As a guy who writes a blog that, based on its name, should focus on all Bay Area teams, I supposedly have this responsibility to cover everything equally (and if you’re counting, that’s two “supposedly’s” in this post already … we’re off to a rocking start). But you guys know the deal. I’ve been rooting for the Giants for 25 years, and like thousands (millions?) I got caught up in the tsunami of energy that enveloped the Giants and their fans (better known as “us”) in 2010, because how couldn’t I? The Giants’ story was amazing, and their games were even better.
But we’re forgetting something: we were a part of what happened last year, just like the players were.
Remember when the Giants would voluntarily call out the fans for being incredible? I can easily recall Matt Cain, Tim Lincecum, Brian Wilson, Buster Posey, Aubrey Huff, Cody Ross and several others voluntarily mentioning how much the crowd helped. And you’d have to be pretty cynical to think that every single Giant in front of a microphone last October/November gave credit to the fans to curry favor. Their contracts are guaranteed. They get paid regardless. The cheering, the chants, the irrational belief in these so-called “misfits” — it all helped.
Remember when the Giants had two-run deficits and the crowd didn’t care? The cheering would start, it would subsequently build, and the team would actually follow?
Did I just imagine last season? Weren’t east coast fans in amazement at the environment at Mays Field? Didn’t guys like Peter Gammons and Jayson Stark marvel at what was going on here?
All of us — beat writers, bloggers (myself included) and fans have become addicted to snark. Yes, the Giants haven’t exactly given us a lot to cheer for offensively. Huff sucks this year, and a lot of the other veterans would love to have Huff’s production. But one of the things I thought we learned last season was that the key to making a difference as fans — and with all these sellouts, we might as well do something besides consume things — is to push the action with our voices and energy.
There’s nothing wrong with making jokes about the Giants’ futility, their veteran love and whatever else. But did the fans’ formerly aggressive nature get crushed at the same time as Buster Posey’s ankle? Maybe the beginning of this season, with all those fluky walkoff wins, made it seem like defending the World Series title — or at least the NL West — would be easy.

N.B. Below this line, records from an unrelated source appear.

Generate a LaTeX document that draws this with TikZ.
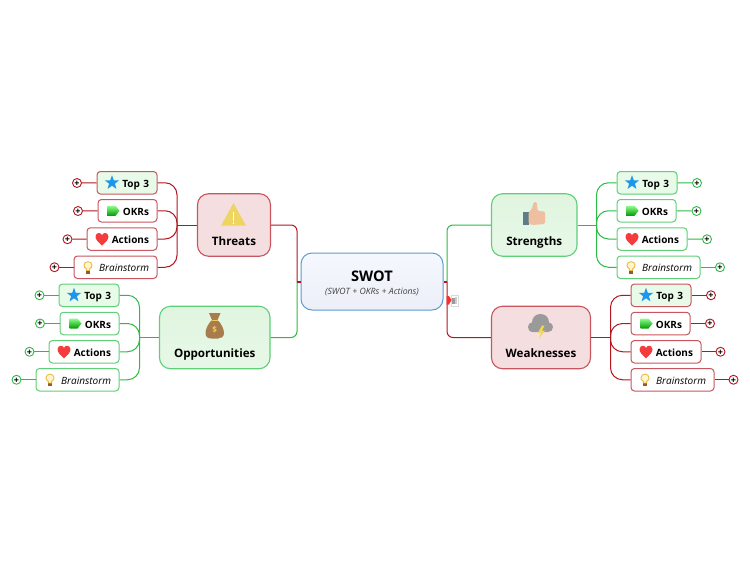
\documentclass[tikz,border=0pt]{standalone}
\usepackage{fontspec}
\setmainfont{Open Sans}
\usepackage{xcolor}
\definecolor{linegreen}{HTML}{2DBB45}
\definecolor{linered}{HTML}{B3161E}
\definecolor{edgegreen}{HTML}{5FCF78}
\definecolor{edgered}{HTML}{C9565E}
\definecolor{fillgreen}{HTML}{E0F5E0}
\definecolor{fillred}{HTML}{F5DEDF}
\definecolor{fillstar}{HTML}{E8FAE8}
\definecolor{edgeblue}{HTML}{5B9BD0}
\definecolor{topblue}{HTML}{F5F8FE}
\definecolor{lowblue}{HTML}{ECEFF7}

\begin{document}
\begin{tikzpicture}[x=1pt,y=-1pt]
\tikzset{
	staricon/.pic={\fill[sharp corners,color={rgb,255:red,30;green,150;blue,235}] (0,-7.5) -- (1.8,-2.4) -- (7.1,-2.3) -- (2.9,.9) -- (4.4,6.1) -- (0,3) -- (-4.4,6.1) -- (-2.9,.9) -- (-7.1,-2.3) -- (-1.8,-2.4) -- cycle;},
	tagicon/.pic={\shade[sharp corners,top color=green!45!white,bottom color=green!60!black] (-6,-5) -- (2,-5) -- (6,0) -- (2,5) -- (-6,5) -- cycle;},
	hearticon/.pic={\fill[sharp corners,color={rgb,255:red,245;green,60;blue,60}] (0,6.5) .. controls (-4,3) and (-6.5,.5) .. (-6.5,-2.5) .. controls (-6.5,-5) and (-4.5,-6) .. (-3.2,-6) .. controls (-1.5,-6) and (-.5,-5) .. (0,-3.8) .. controls (.5,-5) and (1.5,-6) .. (3.2,-6) .. controls (4.5,-6) and (6.5,-5) .. (6.5,-2.5) .. controls (6.5,.5) and (4,3) .. (0,6.5) -- cycle;},
	bulbicon/.pic={
		\fill[sharp corners,color={rgb,255:red,150;green,90;blue,40}] (-1.8,3) rectangle (1.8,6.5);
		\draw[sharp corners,line width=.9pt,draw={rgb,255:red,235;green,185;blue,70},fill={rgb,255:red,255;green,246;blue,205}] (-1.6,3.2) -- (-1.6,1.6) .. controls (-3.4,.6) and (-4,-.6) .. (-4,-2) .. controls (-4,-4.3) and (-2.2,-5.6) .. (0,-5.6) .. controls (2.2,-5.6) and (4,-4.3) .. (4,-2) .. controls (4,-.6) and (3.4,.6) .. (1.6,1.6) -- (1.6,3.2) -- cycle;
	}
}
\tikzstyle{branch} = [rectangle,rounded corners=11pt,line width=1.1pt,inner sep=0pt,font=\fontsize{11.6}{14}\selectfont\bfseries,text height=41pt,text depth=1pt,minimum height=62.5pt]
\tikzstyle{greenbranch} = [branch,draw=edgegreen,top color=fillgreen,bottom color=fillgreen!75!white]
\tikzstyle{redbranch} = [branch,draw=edgered,fill=fillred]
\tikzstyle{leaf} = [rectangle,rounded corners=3.5pt,line width=1pt,inner xsep=8pt,inner ysep=0pt,align=right,minimum height=22.5pt,text height=10pt,text depth=1pt,font=\fontsize{10}{12}\selectfont\bfseries]
\tikzstyle{topbox} = [leaf,fill=fillstar,text width=44pt,path picture={\pic at ([xshift=15pt]path picture bounding box.west) {staricon};}]
\tikzstyle{okrbox} = [leaf,fill=white,text width=43pt,path picture={\pic at ([xshift=15.5pt]path picture bounding box.west) {tagicon};}]
\tikzstyle{actionbox} = [leaf,fill=white,text width=54pt,path picture={\pic at ([xshift=15pt]path picture bounding box.west) {hearticon};}]
\tikzstyle{brainbox} = [leaf,fill=white,text width=67pt,font=\fontsize{10}{12}\selectfont\itshape,path picture={\pic at ([xshift=14pt]path picture bounding box.west) {bulbicon};}]
\tikzstyle{plusdot} = [circle,fill=white,line width=.9pt,inner sep=0pt,minimum size=9pt,text=black,text height=6.6pt,text depth=0pt,font=\fontsize{9}{9}\selectfont\bfseries]
\tikzstyle{greenline} = [draw=linegreen,line width=1pt,rounded corners=12pt]
\tikzstyle{redline} = [draw=linered,line width=1pt,rounded corners=12pt]

	% centre
	\node[rectangle,rounded corners=11pt,line width=1pt,draw=edgeblue,top color=topblue,bottom color=lowblue,minimum width=142pt,minimum height=57pt,inner sep=0pt,align=center] (swot) at (372,281.5) {{\rule{0pt}{14.5pt}\fontsize{14.6}{16}\selectfont\bfseries SWOT}\\[1pt]{\fontsize{8.7}{10}\selectfont\itshape\color{black!75} (SWOT + OKRs + Actions)}};
	\node[redbranch,minimum width=73pt] (threats) at (234,225) {Threats};
	\node[greenbranch,minimum width=110.5pt] (opps) at (214.75,337.5) {Opportunities};
	\node[greenbranch,minimum width=85.5pt] (strengths) at (534.25,225) {Strengths};
	\node[redbranch,minimum width=99pt] (weak) at (541,337.5) {Weaknesses};

	% threats
	\node[topbox,draw=edgered] (t1) at (127,182.75) {Top 3};
	\node[okrbox,draw=edgered] (t2) at (127.5,210.75) {OKRs};
	\node[actionbox,draw=edgered] (t3) at (122,239) {Actions};
	\node[brainbox,draw=edgered] (t4) at (115.5,267.25) {Brainstorm};
	\node[plusdot,draw=linered] (t1p) at (77,183) {+};
	\node[plusdot,draw=linered] (t2p) at (78,211) {+};
	\node[plusdot,draw=linered] (t3p) at (67.5,239.25) {+};
	\node[plusdot,draw=linered] (t4p) at (54.5,267.25) {+};
	\coordinate (tj) at (177,225);

	% opportunities
	\node[topbox,draw=edgegreen] (o1) at (89,295.25) {Top 3};
	\node[okrbox,draw=edgegreen] (o2) at (89.5,323.5) {OKRs};
	\node[actionbox,draw=edgegreen] (o3) at (84,351.75) {Actions};
	\node[brainbox,draw=edgegreen] (o4) at (77.5,379.75) {Brainstorm};
	\node[plusdot,draw=linegreen] (o1p) at (39.5,295.25) {+};
	\node[plusdot,draw=linegreen] (o2p) at (40,323.5) {+};
	\node[plusdot,draw=linegreen] (o3p) at (29.5,351.75) {+};
	\node[plusdot,draw=linegreen] (o4p) at (16.5,379.75) {+};
	\coordinate (oj) at (139.5,337.5);

	% strengths
	\node[topbox,draw=edgegreen] (s1) at (647,182.75) {Top 3};
	\node[okrbox,draw=edgegreen] (s2) at (646.5,210.75) {OKRs};
	\node[actionbox,draw=edgegreen] (s3) at (652,239) {Actions};
	\node[brainbox,draw=edgegreen] (s4) at (658.5,267.25) {Brainstorm};
	\node[plusdot,draw=linegreen] (s1p) at (697,183) {+};
	\node[plusdot,draw=linegreen] (s2p) at (696.5,211) {+};
	\node[plusdot,draw=linegreen] (s3p) at (707,239.25) {+};
	\node[plusdot,draw=linegreen] (s4p) at (720,267.25) {+};
	\coordinate (sj) at (596.5,225);

	% weaknesses
	\node[topbox,draw=edgered] (w1) at (661,295.25) {Top 3};
	\node[okrbox,draw=edgered] (w2) at (660.5,323.5) {OKRs};
	\node[actionbox,draw=edgered] (w3) at (666,351.75) {Actions};
	\node[brainbox,draw=edgered] (w4) at (672.5,379.75) {Brainstorm};
	\node[plusdot,draw=linered] (w1p) at (711,295.25) {+};
	\node[plusdot,draw=linered] (w2p) at (710,323.5) {+};
	\node[plusdot,draw=linered] (w3p) at (720.5,351.75) {+};
	\node[plusdot,draw=linered] (w4p) at (733.5,379.75) {+};
	\coordinate (wj) at (610.5,337.5);

	% connectors
	\foreach \n in {1,2,3,4}{
		\draw[redline] (t\n.east) -| (tj);
		\draw[greenline] (o\n.east) -| (oj);
		\draw[greenline] (s\n.west) -| (sj);
		\draw[redline] (w\n.west) -| (wj);
		\draw[redline,rounded corners=0pt] (t\n p) -- (t\n);
		\draw[greenline,rounded corners=0pt] (o\n p) -- (o\n);
		\draw[greenline,rounded corners=0pt] (s\n p) -- (s\n);
		\draw[redline,rounded corners=0pt] (w\n p) -- (w\n);
	}
	\draw[redline] (tj) -- (threats.west);
	\draw[greenline] (oj) -- (opps.west);
	\draw[greenline] (sj) -- (strengths.east);
	\draw[redline] (wj) -- (weak.east);
	\coordinate (lj) at (297,281.5);
	\coordinate (rj) at (447,281.5);
	\draw[redline,rounded corners=6pt] (threats.east) -| (lj);
	\draw[greenline,rounded corners=6pt] (opps.east) -| (lj);
	\draw[greenline,rounded corners=6pt] (strengths.west) -| (rj);
	\draw[redline,rounded corners=6pt] (weak.west) -| (rj);
	\draw[linered,line width=2pt] (lj) -- (swot.west);
	\draw[linered,line width=2pt] (rj) -- (swot.east);

	% note marker
	\fill[black!15] (450.5,294.5) rectangle (458.5,306.5);
	\fill[white] (451.5,295.5) rectangle (457.5,305.5);
	\fill[black!40] (451.5,298) rectangle (454.5,304);
	\fill[black!20] (454.5,297) rectangle (457,304);
	\fill[color={rgb,255:red,245;green,50;blue,50}] (446.5,296) -- (449,296) -- (451.5,300) -- (449,304.5) -- (446.5,304.5) -- cycle;

	% threats icon
	\fill[color={rgb,255:red,238;green,212;blue,96}] (233.5,203) -- (246,225.7) -- (221,225.7) -- cycle;
	\fill[white] (233,212) rectangle (234.2,220.5);
	\fill[white] (233,222) rectangle (234.2,223.5);

	% opportunities icon
	\fill[color={rgb,255:red,168;green,124;blue,76}] (209,313) -- (220.5,313) -- (217.5,320) .. controls (221,323) and (224,329) .. (224,333) .. controls (224,337) and (221,338.5) .. (218,338.5) -- (211.5,338.5) .. controls (208,338.5) and (205.5,337) .. (205.5,333) .. controls (205.5,329) and (208.5,323) .. (212,320) -- cycle;
	\draw[color={rgb,255:red,240;green,205;blue,90},line width=.9pt] (211.5,320) -- (218,320);
	\node[text={rgb,255:red,240;green,205;blue,90},font=\fontsize{8}{8}\selectfont\bfseries,inner sep=0pt] (dollar) at (214.75,330) {\$};

	% strengths icon
	\fill[color={rgb,255:red,95;green,125;blue,136}] (523,212) rectangle (528.5,225);
	\fill[color={rgb,255:red,238;green,191;blue,160},rounded corners=1.5pt] (528.5,212) -- (532,209) -- (533.5,202) -- (537,202) -- (537.5,211) -- (545,211.5) -- (545,224) -- (532,225) -- (528.5,223.5) -- cycle;

	% weaknesses icon
	\fill[color={rgb,255:red,154;green,154;blue,154}] (533,332) .. controls (529,332) and (528,329) .. (528,327) .. controls (528,324) and (530,322.5) .. (532,322.5) .. controls (532,317) and (536,314) .. (540.5,314) .. controls (545,314) and (549,317) .. (549,322.5) .. controls (551.5,322.5) and (553,325) .. (553,327) .. controls (553,330) and (551,332) .. (548,332) -- cycle;
	\fill[color={rgb,255:red,240;green,216;blue,80}] (542,325.5) -- (538,332.5) -- (541,332.5) -- (539,338.5) -- (545,330.5) -- (542,330.5) -- (544.5,325.5) -- cycle;

	\useasboundingbox (0,0) rectangle (750,563);
\end{tikzpicture}
\end{document}
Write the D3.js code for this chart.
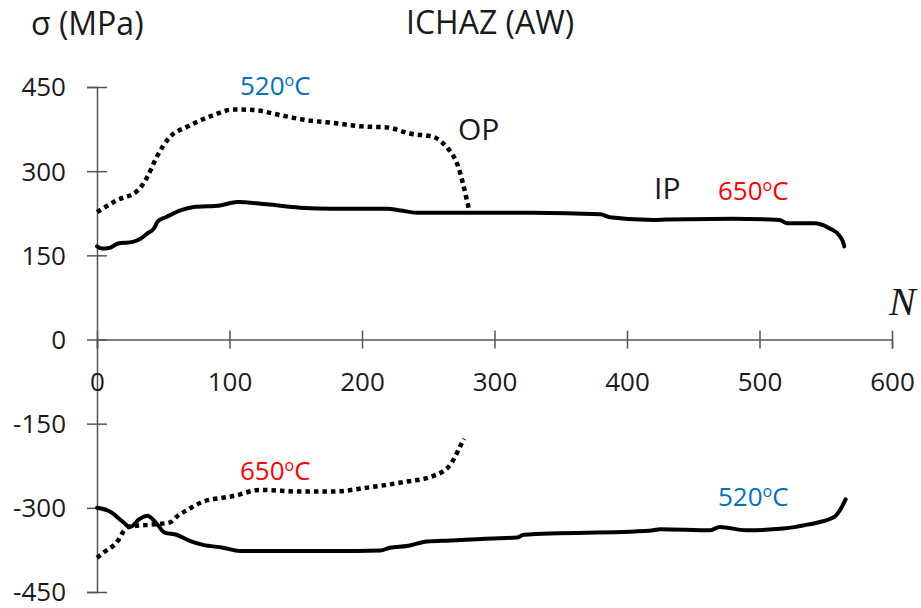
<!DOCTYPE html>
<html>
<head>
<meta charset="utf-8">
<script src="https://cdn.jsdelivr.net/npm/d3@7"></script>
<style>
  body { margin: 0; background: #fff; }
  text { font-family: "Open Sans", sans-serif; fill: #1a1a1a; }
</style>
</head>
<body>
<svg id="chart" width="921" height="608"></svg>
<script>
// cycle number N vs stress (MPa)
var xTicks = [0, 100, 200, 300, 400, 500, 600];
var yTicks = [450, 300, 150, 0, -150, -300, -450];

// in-phase, tension peak (650 C)
var ipTop = [[0,166],[4,162],[9,163],[16,171],[27,174],[33,180],[38,189],[43,198],[46,211],[52,218],
  [63,230],[73,236],[93,239],[106,245],[128,241],[153,235],[178,233],[219,233],[229,230],[241,226],
  [279,226],[329,226],[380,223],[387,218],[420,213],[430,214],[480,215],[515,213],[521,207],[541,207],
  [553,198],[560,186],[563,174],[564,166]];

// out-of-phase, tension peak (520 C)
var opTop = [[0,227],[15,248],[31,266],[38,290],[45,325],[55,361],[68,379],[88,400],[103,410],[118,409],
  [138,400],[158,391],[178,386],[199,380],[219,378],[236,367],[254,361],[260,352],[266,337],[272,312],
  [276,280],[279,250],[281,230]];

// in-phase, compression peak (520 C)
var ipBot = [[0,-300],[10,-307],[20,-326],[25,-334],[32,-320],[38,-314],[45,-328],[51,-344],[60,-348],
  [70,-359],[80,-366],[95,-371],[108,-377],[178,-377],[214,-376],[221,-371],[234,-368],[249,-360],
  [267,-358],[304,-354],[317,-353],[322,-348],[417,-341],[425,-338],[463,-340],[470,-334],[490,-340],
  [518,-337],[536,-330],[556,-317],[562,-299],[565,-285]];

// out-of-phase, compression peak (650 C)
var opBot = [[0,-389],[6,-378],[16,-358],[20,-342],[25,-333],[40,-330],[55,-326],[61,-314],[68,-304],
  [80,-289],[95,-282],[103,-279],[123,-268],[153,-271],[178,-271],[204,-264],[229,-255],[254,-243],
  [267,-222],[275,-186],[277,-177]];

var svg = d3.select("#chart");

var x = d3.scaleLinear().domain([0, 600]).range([97, 892]);
var y = d3.scaleLinear().domain([-450, 450]).range([592, 87]);

var line = d3.line()
    .x(function(d) { return x(d[0]); })
    .y(function(d) { return y(d[1]); })
    .curve(d3.curveMonotoneX);

var plain = function(d) { return String(d); };   // keep the hyphen minus

// y axis
var gy = svg.append("g")
    .attr("transform", "translate(" + x(0) + ",0)")
    .call(d3.axisLeft(y).tickValues(yTicks).tickFormat(plain).tickSizeOuter(0).tickSize(10));
gy.select(".domain").attr("stroke", "#555").attr("stroke-width", 1.5);
gy.selectAll(".tick line").attr("x1", -10).attr("x2", 10).attr("stroke", "#555").attr("stroke-width", 1.5);
gy.selectAll(".tick text")
    .attr("x", -31).attr("dy", "0.34em")
    .style("font-size", "26px").style("font-family", "'Open Sans', sans-serif").attr("fill", "#1a1a1a");

// x axis through zero
var gx = svg.append("g")
    .attr("transform", "translate(0," + y(0) + ")")
    .call(d3.axisBottom(x).tickValues(xTicks).tickFormat(plain).tickSizeOuter(0).tickSize(9));
gx.select(".domain").attr("stroke", "#555").attr("stroke-width", 1.5);
gx.selectAll(".tick line").attr("y1", -9).attr("y2", 9).attr("stroke", "#555").attr("stroke-width", 1.5);
gx.selectAll(".tick text")
    .attr("y", 51).attr("dy", 0)
    .style("font-size", "26px").style("font-family", "'Open Sans', sans-serif").attr("fill", "#1a1a1a");

// curves
[ipTop, ipBot].forEach(function(s) {
  svg.append("path").datum(s)
      .attr("fill", "none").attr("stroke", "#000").attr("stroke-width", 4)
      .attr("stroke-linejoin", "round").attr("stroke-linecap", "round")
      .attr("d", line);
});
[opTop, opBot].forEach(function(s) {
  svg.append("path").datum(s)
      .attr("fill", "none").attr("stroke", "#000").attr("stroke-width", 4.5)
      .attr("stroke-dasharray", "4.5,4")
      .attr("d", line);
});

// titles
svg.append("text").attr("x", 31).attr("y", 35).style("font-size", "32px").text("σ (MPa)");
svg.append("text").attr("x", 406).attr("y", 34).style("font-size", "32px").text("ICHAZ (AW)");
svg.append("text").attr("x", 889).attr("y", 315)
    .style("font-family", "'Liberation Serif', serif").style("font-style", "italic")
    .style("font-size", "40px").text("N");

// annotations
svg.append("text").attr("x", 458).attr("y", 140).style("font-size", "30px").text("OP");
svg.append("text").attr("x", 654).attr("y", 199).style("font-size", "30px").text("IP");

function temp(xp, yp, val, color) {
  var t = svg.append("text").attr("x", xp).attr("y", yp)
      .style("font-size", "26px").style("fill", color);
  t.append("tspan").text(val);
  t.append("tspan").attr("dy", -9).style("font-size", "16px").text("o");
  t.append("tspan").attr("dy", 9).text("C");
}
temp(240, 95, "520", "#0070C0");
temp(718, 200, "650", "#FF0000");
temp(240, 480, "650", "#FF0000");
temp(718, 506, "520", "#0070C0");
</script>
</body>
</html>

The Giants are claiming questionable sellouts these days, and tonight many of the people who actually showed up left early. Hey, if we want to be Atlanta, fine. But after last season, the parade, a love-filled offseason and the crazy crowds that started this year, I doubt that’s how any of us want this to go down.
The intellectual side of all of us wants to rip what’s going on, because with a pitching staff like this it seems like there should be easy answers. But with the injuries that have hit this team, the Giants need help. It isn’t coming from the waiver wire, or the farm system. These guys won last year, and they didn’t win because they’re so much better at baseball than everyone else. They won because they had great pitching and got hot, but that hot streak was caused in part by a marriage of lovable players and the fans who loved them crushing teams with energy that doesn’t show up on Fangraphs.
Now, the fans both at the park and online are sitting back and waiting to be entertained. Remember, it’s a lot more entertaining when we’re a part of it.
Okay, rant over. Don’t leave early tomorrow, no matter what.